▶ **ENTRIES PROVIDED**
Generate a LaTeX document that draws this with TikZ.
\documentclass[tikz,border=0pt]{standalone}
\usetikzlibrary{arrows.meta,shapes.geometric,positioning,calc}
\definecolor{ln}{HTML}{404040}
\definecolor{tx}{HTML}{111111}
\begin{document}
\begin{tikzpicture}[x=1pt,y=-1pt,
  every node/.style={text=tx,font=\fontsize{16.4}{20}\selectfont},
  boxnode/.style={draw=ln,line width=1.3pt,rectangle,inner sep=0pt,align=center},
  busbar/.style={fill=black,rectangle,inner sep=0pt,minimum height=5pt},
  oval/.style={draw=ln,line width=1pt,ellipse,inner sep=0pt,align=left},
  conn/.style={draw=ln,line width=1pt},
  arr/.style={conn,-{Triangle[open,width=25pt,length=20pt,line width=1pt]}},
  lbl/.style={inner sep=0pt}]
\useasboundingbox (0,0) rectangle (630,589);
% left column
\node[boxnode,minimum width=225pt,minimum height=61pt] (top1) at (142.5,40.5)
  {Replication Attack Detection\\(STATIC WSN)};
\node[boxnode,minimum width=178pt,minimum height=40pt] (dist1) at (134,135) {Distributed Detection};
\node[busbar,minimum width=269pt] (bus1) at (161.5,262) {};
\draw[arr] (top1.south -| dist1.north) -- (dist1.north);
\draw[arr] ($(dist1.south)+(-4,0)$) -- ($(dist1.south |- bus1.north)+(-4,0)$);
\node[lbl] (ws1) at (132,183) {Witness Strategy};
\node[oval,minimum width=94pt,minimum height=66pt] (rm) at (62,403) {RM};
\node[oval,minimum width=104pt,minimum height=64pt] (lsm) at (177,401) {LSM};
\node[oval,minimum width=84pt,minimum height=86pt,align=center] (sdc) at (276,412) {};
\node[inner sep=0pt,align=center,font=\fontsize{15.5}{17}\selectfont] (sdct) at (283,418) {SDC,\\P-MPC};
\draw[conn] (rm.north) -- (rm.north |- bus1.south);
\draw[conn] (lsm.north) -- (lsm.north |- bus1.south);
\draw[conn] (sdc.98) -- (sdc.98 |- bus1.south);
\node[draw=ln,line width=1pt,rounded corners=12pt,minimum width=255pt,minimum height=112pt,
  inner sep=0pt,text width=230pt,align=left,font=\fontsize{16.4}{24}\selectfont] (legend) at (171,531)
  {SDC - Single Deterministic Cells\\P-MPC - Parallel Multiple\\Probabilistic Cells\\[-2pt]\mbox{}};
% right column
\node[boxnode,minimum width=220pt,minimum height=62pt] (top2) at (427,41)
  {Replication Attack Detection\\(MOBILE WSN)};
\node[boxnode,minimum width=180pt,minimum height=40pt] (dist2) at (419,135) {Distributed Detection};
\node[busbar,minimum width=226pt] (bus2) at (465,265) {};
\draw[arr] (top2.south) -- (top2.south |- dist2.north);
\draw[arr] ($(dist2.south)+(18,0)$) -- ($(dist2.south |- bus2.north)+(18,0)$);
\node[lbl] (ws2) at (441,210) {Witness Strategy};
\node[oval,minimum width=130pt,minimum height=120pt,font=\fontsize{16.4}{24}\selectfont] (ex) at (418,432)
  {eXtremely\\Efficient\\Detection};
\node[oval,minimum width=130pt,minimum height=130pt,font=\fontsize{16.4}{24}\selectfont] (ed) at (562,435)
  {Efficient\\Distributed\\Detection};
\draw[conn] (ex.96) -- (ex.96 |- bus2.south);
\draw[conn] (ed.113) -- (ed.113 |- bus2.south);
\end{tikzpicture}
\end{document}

...

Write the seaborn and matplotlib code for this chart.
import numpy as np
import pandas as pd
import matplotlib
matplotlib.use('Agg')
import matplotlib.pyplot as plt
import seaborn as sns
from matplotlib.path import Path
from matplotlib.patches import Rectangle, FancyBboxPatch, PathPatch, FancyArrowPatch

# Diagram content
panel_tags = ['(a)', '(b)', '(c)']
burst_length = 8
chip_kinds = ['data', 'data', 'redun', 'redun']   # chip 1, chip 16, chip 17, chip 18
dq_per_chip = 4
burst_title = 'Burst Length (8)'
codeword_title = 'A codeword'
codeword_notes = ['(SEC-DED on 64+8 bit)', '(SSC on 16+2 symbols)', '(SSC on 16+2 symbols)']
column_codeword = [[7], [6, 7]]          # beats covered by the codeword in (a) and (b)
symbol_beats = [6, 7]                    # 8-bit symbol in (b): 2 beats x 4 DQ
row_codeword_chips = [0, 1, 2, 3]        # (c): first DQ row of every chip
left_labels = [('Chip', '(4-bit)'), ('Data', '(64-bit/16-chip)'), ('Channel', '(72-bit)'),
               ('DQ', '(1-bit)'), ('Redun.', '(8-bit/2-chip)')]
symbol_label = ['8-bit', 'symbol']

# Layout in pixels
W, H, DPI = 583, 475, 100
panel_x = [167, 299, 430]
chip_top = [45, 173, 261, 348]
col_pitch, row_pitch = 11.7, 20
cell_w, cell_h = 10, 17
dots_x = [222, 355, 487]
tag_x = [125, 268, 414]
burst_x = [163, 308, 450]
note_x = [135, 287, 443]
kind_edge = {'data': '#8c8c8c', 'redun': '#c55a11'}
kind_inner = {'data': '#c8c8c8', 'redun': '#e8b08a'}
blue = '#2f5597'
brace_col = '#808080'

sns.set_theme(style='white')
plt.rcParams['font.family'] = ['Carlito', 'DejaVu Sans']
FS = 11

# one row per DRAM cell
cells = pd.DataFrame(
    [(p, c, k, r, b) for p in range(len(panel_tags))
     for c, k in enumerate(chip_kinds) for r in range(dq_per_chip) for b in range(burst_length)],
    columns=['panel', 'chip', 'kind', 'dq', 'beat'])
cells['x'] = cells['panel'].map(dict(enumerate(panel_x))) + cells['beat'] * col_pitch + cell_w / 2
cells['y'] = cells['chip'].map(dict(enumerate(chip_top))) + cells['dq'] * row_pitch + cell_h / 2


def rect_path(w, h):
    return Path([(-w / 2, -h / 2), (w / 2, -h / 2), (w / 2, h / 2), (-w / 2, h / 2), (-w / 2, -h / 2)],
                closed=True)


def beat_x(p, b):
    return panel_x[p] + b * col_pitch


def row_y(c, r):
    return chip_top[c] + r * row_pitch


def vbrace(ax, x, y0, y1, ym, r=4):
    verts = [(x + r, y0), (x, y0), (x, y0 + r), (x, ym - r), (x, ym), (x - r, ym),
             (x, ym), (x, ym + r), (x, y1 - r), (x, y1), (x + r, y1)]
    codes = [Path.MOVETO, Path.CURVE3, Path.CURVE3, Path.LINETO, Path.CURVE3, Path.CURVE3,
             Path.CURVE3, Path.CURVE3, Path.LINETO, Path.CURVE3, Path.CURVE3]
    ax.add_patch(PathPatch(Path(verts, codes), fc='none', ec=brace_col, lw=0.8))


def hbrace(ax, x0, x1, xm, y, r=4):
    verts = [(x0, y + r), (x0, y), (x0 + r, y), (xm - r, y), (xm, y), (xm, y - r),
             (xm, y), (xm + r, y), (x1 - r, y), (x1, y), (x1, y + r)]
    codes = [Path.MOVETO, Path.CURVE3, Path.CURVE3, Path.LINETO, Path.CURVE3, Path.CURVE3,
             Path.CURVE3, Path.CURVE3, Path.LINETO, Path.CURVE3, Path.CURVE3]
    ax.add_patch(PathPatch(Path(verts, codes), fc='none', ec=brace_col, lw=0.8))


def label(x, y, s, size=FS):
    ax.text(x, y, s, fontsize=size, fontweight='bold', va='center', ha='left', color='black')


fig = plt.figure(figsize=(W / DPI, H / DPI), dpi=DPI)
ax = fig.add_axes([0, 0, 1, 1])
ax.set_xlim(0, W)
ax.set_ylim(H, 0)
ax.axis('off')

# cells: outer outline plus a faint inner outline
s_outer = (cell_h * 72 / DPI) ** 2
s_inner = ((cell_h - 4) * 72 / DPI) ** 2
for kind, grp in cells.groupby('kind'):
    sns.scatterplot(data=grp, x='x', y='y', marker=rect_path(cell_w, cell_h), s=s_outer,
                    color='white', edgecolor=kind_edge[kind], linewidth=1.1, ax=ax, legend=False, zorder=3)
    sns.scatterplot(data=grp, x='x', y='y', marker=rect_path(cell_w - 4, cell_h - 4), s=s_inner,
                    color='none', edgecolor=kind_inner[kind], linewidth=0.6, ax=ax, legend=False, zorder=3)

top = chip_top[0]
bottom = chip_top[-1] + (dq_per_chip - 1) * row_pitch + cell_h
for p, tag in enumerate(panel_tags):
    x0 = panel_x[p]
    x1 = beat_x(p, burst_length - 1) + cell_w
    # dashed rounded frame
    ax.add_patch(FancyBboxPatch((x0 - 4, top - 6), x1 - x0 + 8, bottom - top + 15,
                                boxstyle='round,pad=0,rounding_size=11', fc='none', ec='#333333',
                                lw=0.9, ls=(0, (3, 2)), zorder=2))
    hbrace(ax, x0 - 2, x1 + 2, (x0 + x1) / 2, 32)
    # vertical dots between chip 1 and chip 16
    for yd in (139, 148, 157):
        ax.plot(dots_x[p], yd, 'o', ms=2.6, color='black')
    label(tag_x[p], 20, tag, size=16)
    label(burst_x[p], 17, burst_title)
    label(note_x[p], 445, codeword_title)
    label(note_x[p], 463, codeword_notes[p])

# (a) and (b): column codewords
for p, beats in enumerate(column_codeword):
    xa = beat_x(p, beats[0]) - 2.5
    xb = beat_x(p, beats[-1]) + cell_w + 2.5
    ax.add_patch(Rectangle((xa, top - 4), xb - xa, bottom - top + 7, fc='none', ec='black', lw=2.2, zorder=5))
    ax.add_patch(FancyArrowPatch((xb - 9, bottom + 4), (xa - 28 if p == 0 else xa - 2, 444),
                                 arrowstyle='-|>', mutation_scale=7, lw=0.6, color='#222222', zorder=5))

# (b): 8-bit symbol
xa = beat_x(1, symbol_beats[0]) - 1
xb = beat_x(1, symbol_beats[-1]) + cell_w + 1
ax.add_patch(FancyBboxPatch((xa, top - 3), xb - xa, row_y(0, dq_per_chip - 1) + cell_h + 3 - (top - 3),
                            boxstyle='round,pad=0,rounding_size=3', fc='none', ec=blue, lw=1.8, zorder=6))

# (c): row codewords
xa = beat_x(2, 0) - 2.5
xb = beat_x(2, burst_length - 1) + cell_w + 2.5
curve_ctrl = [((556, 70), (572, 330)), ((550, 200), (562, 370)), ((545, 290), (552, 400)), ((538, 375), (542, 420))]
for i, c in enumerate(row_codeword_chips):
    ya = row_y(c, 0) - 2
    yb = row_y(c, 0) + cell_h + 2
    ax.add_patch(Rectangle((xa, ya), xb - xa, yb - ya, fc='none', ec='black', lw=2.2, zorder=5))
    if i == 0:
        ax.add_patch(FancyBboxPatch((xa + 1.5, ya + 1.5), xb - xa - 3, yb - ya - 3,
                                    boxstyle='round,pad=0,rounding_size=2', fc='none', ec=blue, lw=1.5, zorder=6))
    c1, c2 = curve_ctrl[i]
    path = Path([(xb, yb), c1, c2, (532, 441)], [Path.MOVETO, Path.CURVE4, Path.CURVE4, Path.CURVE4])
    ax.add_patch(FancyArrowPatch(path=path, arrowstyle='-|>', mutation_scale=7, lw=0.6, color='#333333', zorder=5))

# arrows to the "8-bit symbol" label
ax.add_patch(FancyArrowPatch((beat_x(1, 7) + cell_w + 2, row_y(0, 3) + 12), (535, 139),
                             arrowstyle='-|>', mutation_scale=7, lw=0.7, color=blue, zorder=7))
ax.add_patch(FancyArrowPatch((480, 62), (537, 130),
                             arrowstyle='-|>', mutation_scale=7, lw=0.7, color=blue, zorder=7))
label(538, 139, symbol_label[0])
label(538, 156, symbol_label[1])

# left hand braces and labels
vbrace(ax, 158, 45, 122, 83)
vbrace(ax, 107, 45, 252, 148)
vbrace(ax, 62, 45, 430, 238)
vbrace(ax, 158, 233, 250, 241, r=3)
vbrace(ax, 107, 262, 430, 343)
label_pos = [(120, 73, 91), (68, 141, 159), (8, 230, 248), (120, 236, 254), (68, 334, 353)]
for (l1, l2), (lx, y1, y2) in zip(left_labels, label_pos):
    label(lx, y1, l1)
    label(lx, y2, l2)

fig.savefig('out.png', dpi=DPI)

▶ **WHAT YOU NEED TO DO**
Begin at the line that has "Write the seaborn" in the entries above; stop after the line that has "brace_col = '#808080'". Transcribe exactly those lines and no others.

▶ **FINISHED EXERCISE**
Write the seaborn and matplotlib code for this chart.
import numpy as np
import pandas as pd
import matplotlib
matplotlib.use('Agg')
import matplotlib.pyplot as plt
import seaborn as sns
from matplotlib.path import Path
from matplotlib.patches import Rectangle, FancyBboxPatch, PathPatch, FancyArrowPatch

# Diagram content
panel_tags = ['(a)', '(b)', '(c)']
burst_length = 8
chip_kinds = ['data', 'data', 'redun', 'redun']   # chip 1, chip 16, chip 17, chip 18
dq_per_chip = 4
burst_title = 'Burst Length (8)'
codeword_title = 'A codeword'
codeword_notes = ['(SEC-DED on 64+8 bit)', '(SSC on 16+2 symbols)', '(SSC on 16+2 symbols)']
column_codeword = [[7], [6, 7]]          # beats covered by the codeword in (a) and (b)
symbol_beats = [6, 7]                    # 8-bit symbol in (b): 2 beats x 4 DQ
row_codeword_chips = [0, 1, 2, 3]        # (c): first DQ row of every chip
left_labels = [('Chip', '(4-bit)'), ('Data', '(64-bit/16-chip)'), ('Channel', '(72-bit)'),
               ('DQ', '(1-bit)'), ('Redun.', '(8-bit/2-chip)')]
symbol_label = ['8-bit', 'symbol']

# Layout in pixels
W, H, DPI = 583, 475, 100
panel_x = [167, 299, 430]
chip_top = [45, 173, 261, 348]
col_pitch, row_pitch = 11.7, 20
cell_w, cell_h = 10, 17
dots_x = [222, 355, 487]
tag_x = [125, 268, 414]
burst_x = [163, 308, 450]
note_x = [135, 287, 443]
kind_edge = {'data': '#8c8c8c', 'redun': '#c55a11'}
kind_inner = {'data': '#c8c8c8', 'redun': '#e8b08a'}
blue = '#2f5597'
brace_col = '#808080'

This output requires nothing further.